Provided material >>
• • •
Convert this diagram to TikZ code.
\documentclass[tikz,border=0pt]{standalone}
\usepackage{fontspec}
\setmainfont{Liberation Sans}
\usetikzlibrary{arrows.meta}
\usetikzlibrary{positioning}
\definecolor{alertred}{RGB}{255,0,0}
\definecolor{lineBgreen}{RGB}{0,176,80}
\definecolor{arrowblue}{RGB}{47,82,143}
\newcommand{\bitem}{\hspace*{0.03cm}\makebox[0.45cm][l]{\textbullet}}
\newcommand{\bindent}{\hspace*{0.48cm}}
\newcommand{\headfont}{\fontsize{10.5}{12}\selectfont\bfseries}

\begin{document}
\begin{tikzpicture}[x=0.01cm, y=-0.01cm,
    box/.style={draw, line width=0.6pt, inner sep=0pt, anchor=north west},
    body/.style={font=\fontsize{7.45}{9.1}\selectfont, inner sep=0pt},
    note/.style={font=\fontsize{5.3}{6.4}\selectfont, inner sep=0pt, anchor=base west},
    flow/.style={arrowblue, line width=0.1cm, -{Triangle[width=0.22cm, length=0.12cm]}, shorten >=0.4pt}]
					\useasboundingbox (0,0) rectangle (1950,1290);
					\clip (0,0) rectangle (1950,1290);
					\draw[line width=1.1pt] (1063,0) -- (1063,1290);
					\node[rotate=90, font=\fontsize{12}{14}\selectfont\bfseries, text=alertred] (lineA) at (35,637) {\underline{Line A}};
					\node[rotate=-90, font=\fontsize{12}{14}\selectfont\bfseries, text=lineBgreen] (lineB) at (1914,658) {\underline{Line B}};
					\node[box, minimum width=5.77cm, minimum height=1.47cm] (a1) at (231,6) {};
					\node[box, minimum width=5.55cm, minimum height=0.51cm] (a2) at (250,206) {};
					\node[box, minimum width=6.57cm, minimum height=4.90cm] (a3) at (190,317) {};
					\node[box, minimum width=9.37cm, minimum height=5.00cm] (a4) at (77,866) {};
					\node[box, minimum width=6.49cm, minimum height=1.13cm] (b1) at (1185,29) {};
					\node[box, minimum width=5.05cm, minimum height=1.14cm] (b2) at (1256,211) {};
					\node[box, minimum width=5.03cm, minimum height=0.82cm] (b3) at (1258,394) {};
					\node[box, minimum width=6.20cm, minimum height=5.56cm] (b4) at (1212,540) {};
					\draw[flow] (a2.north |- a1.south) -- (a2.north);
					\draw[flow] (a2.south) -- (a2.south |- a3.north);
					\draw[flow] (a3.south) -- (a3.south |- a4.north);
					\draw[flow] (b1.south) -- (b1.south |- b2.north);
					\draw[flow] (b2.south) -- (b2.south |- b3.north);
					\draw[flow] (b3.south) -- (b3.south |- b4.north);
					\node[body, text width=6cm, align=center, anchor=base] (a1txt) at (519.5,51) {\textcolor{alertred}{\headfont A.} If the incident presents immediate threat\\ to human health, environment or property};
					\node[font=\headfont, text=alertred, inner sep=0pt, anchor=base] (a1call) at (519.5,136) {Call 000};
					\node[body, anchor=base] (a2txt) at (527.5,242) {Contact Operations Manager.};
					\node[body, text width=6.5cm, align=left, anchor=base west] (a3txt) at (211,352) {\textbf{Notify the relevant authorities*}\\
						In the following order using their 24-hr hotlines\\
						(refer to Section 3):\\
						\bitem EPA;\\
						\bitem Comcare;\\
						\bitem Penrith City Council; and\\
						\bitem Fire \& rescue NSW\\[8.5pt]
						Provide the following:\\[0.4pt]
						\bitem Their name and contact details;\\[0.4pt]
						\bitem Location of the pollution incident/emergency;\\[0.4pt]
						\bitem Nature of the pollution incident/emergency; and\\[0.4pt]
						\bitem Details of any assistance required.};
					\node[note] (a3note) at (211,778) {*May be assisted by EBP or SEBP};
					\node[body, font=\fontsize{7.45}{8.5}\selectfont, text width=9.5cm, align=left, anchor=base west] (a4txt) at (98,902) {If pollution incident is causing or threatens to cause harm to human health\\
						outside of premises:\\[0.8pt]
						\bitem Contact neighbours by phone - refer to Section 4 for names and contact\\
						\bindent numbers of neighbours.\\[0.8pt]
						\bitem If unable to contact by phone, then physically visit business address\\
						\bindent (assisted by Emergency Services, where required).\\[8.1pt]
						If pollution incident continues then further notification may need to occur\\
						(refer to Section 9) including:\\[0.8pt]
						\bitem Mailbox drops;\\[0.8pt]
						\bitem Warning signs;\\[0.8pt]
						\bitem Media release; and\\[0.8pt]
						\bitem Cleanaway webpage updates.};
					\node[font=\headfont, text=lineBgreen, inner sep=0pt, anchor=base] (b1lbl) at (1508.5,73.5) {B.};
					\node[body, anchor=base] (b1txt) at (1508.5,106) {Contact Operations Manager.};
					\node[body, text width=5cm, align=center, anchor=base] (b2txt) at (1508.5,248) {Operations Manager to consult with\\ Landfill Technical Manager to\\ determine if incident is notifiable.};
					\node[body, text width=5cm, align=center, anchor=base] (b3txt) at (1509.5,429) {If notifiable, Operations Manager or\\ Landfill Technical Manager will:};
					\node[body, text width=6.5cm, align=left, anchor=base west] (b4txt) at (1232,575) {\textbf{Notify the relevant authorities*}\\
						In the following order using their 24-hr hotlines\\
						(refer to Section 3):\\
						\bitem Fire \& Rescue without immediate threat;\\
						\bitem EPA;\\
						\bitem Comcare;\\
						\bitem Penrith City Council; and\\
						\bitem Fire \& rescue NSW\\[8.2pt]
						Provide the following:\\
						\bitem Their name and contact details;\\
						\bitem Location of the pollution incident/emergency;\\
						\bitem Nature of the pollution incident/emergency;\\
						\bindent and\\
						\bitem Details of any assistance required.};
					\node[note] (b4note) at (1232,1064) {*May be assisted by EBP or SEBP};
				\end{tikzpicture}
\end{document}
• • •
What is being asked >> Output the listing above exactly as it appears.

Solution >>
Convert this diagram to TikZ code.
\documentclass[tikz,border=0pt]{standalone}
\usepackage{fontspec}
\setmainfont{Liberation Sans}
\usetikzlibrary{arrows.meta}
\usetikzlibrary{positioning}
\definecolor{alertred}{RGB}{255,0,0}
\definecolor{lineBgreen}{RGB}{0,176,80}
\definecolor{arrowblue}{RGB}{47,82,143}
\newcommand{\bitem}{\hspace*{0.03cm}\makebox[0.45cm][l]{\textbullet}}
\newcommand{\bindent}{\hspace*{0.48cm}}
\newcommand{\headfont}{\fontsize{10.5}{12}\selectfont\bfseries}

\begin{document}
\begin{tikzpicture}[x=0.01cm, y=-0.01cm,
    box/.style={draw, line width=0.6pt, inner sep=0pt, anchor=north west},
    body/.style={font=\fontsize{7.45}{9.1}\selectfont, inner sep=0pt},
    note/.style={font=\fontsize{5.3}{6.4}\selectfont, inner sep=0pt, anchor=base west},
    flow/.style={arrowblue, line width=0.1cm, -{Triangle[width=0.22cm, length=0.12cm]}, shorten >=0.4pt}]
					\useasboundingbox (0,0) rectangle (1950,1290);
					\clip (0,0) rectangle (1950,1290);
					\draw[line width=1.1pt] (1063,0) -- (1063,1290);
					\node[rotate=90, font=\fontsize{12}{14}\selectfont\bfseries, text=alertred] (lineA) at (35,637) {\underline{Line A}};
					\node[rotate=-90, font=\fontsize{12}{14}\selectfont\bfseries, text=lineBgreen] (lineB) at (1914,658) {\underline{Line B}};
					\node[box, minimum width=5.77cm, minimum height=1.47cm] (a1) at (231,6) {};
					\node[box, minimum width=5.55cm, minimum height=0.51cm] (a2) at (250,206) {};
					\node[box, minimum width=6.57cm, minimum height=4.90cm] (a3) at (190,317) {};
					\node[box, minimum width=9.37cm, minimum height=5.00cm] (a4) at (77,866) {};
					\node[box, minimum width=6.49cm, minimum height=1.13cm] (b1) at (1185,29) {};
					\node[box, minimum width=5.05cm, minimum height=1.14cm] (b2) at (1256,211) {};
					\node[box, minimum width=5.03cm, minimum height=0.82cm] (b3) at (1258,394) {};
					\node[box, minimum width=6.20cm, minimum height=5.56cm] (b4) at (1212,540) {};
					\draw[flow] (a2.north |- a1.south) -- (a2.north);
					\draw[flow] (a2.south) -- (a2.south |- a3.north);
					\draw[flow] (a3.south) -- (a3.south |- a4.north);
					\draw[flow] (b1.south) -- (b1.south |- b2.north);
					\draw[flow] (b2.south) -- (b2.south |- b3.north);
					\draw[flow] (b3.south) -- (b3.south |- b4.north);
					\node[body, text width=6cm, align=center, anchor=base] (a1txt) at (519.5,51) {\textcolor{alertred}{\headfont A.} If the incident presents immediate threat\\ to human health, environment or property};
					\node[font=\headfont, text=alertred, inner sep=0pt, anchor=base] (a1call) at (519.5,136) {Call 000};
					\node[body, anchor=base] (a2txt) at (527.5,242) {Contact Operations Manager.};
					\node[body, text width=6.5cm, align=left, anchor=base west] (a3txt) at (211,352) {\textbf{Notify the relevant authorities*}\\
						In the following order using their 24-hr hotlines\\
						(refer to Section 3):\\
						\bitem EPA;\\
						\bitem Comcare;\\
						\bitem Penrith City Council; and\\
						\bitem Fire \& rescue NSW\\[8.5pt]
						Provide the following:\\[0.4pt]
						\bitem Their name and contact details;\\[0.4pt]
						\bitem Location of the pollution incident/emergency;\\[0.4pt]
						\bitem Nature of the pollution incident/emergency; and\\[0.4pt]
						\bitem Details of any assistance required.};
					\node[note] (a3note) at (211,778) {*May be assisted by EBP or SEBP};
					\node[body, font=\fontsize{7.45}{8.5}\selectfont, text width=9.5cm, align=left, anchor=base west] (a4txt) at (98,902) {If pollution incident is causing or threatens to cause harm to human health\\
						outside of premises:\\[0.8pt]
						\bitem Contact neighbours by phone - refer to Section 4 for names and contact\\
						\bindent numbers of neighbours.\\[0.8pt]
						\bitem If unable to contact by phone, then physically visit business address\\
						\bindent (assisted by Emergency Services, where required).\\[8.1pt]
						If pollution incident continues then further notification may need to occur\\
						(refer to Section 9) including:\\[0.8pt]
						\bitem Mailbox drops;\\[0.8pt]
						\bitem Warning signs;\\[0.8pt]
						\bitem Media release; and\\[0.8pt]
						\bitem Cleanaway webpage updates.};
					\node[font=\headfont, text=lineBgreen, inner sep=0pt, anchor=base] (b1lbl) at (1508.5,73.5) {B.};
					\node[body, anchor=base] (b1txt) at (1508.5,106) {Contact Operations Manager.};
					\node[body, text width=5cm, align=center, anchor=base] (b2txt) at (1508.5,248) {Operations Manager to consult with\\ Landfill Technical Manager to\\ determine if incident is notifiable.};
					\node[body, text width=5cm, align=center, anchor=base] (b3txt) at (1509.5,429) {If notifiable, Operations Manager or\\ Landfill Technical Manager will:};
					\node[body, text width=6.5cm, align=left, anchor=base west] (b4txt) at (1232,575) {\textbf{Notify the relevant authorities*}\\
						In the following order using their 24-hr hotlines\\
						(refer to Section 3):\\
						\bitem Fire \& Rescue without immediate threat;\\
						\bitem EPA;\\
						\bitem Comcare;\\
						\bitem Penrith City Council; and\\
						\bitem Fire \& rescue NSW\\[8.2pt]
						Provide the following:\\
						\bitem Their name and contact details;\\
						\bitem Location of the pollution incident/emergency;\\
						\bitem Nature of the pollution incident/emergency;\\
						\bindent and\\
						\bitem Details of any assistance required.};
					\node[note] (b4note) at (1232,1064) {*May be assisted by EBP or SEBP};
				\end{tikzpicture}
\end{document}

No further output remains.